Bopannas Aufstieg zur Nummer eins sollte auch den beiden Österreichern Zuversicht geben, dass sie ihre besten Zeiten im Tennissport noch lange nicht erlebt haben. Mit ihren 27 bzw. 26 Jahren sind Miedler und Erler übrigens das jüngste gemeinsame Doppel-Duo in den Top 40. In den ersten 25 findet sich aktuell kein einziger Spieler unter 30 Jahren.
Davis-Cup-Fixstarter
Schon seit zwei Jahren sind Erler/Miedler auch fixer Bestandsteil des rot-weiß-roten Davis-Cup-Teams. Abgesehen von ihrer Niederlage zum Debüt in Südkorea haben die beiden alle nachfolgenden Partien gewonnen – unter anderem gegen das kroatische Weltklasse-Duo Dodig/Mektic.

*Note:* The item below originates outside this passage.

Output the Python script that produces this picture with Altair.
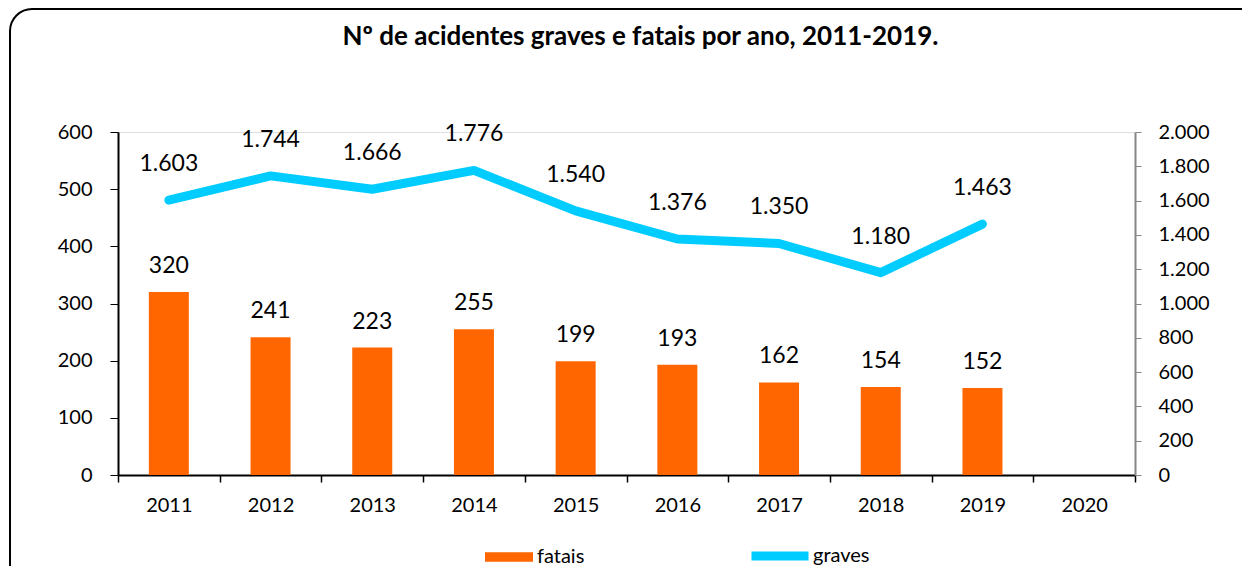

Auch am Wochenende sind die beiden beim Davis-Cup-Länderkampf in Irland mit von der Partie – obwohl das ÖTV-Team dort als klarer Favorit gilt und dem Doppel wohl kein entscheidender Charakter zukommen wird.
"Natürlich haben wir kurz überlegt, ob wir nicht lieber das 250er-Turnier in dieser Woche spielen wollen. Aber das haben wir eigentlich schnell wieder verworfen", freuen sich Miedler und Erler schon darauf, wieder Davis-Cup-Atmosphäre genießen zu können.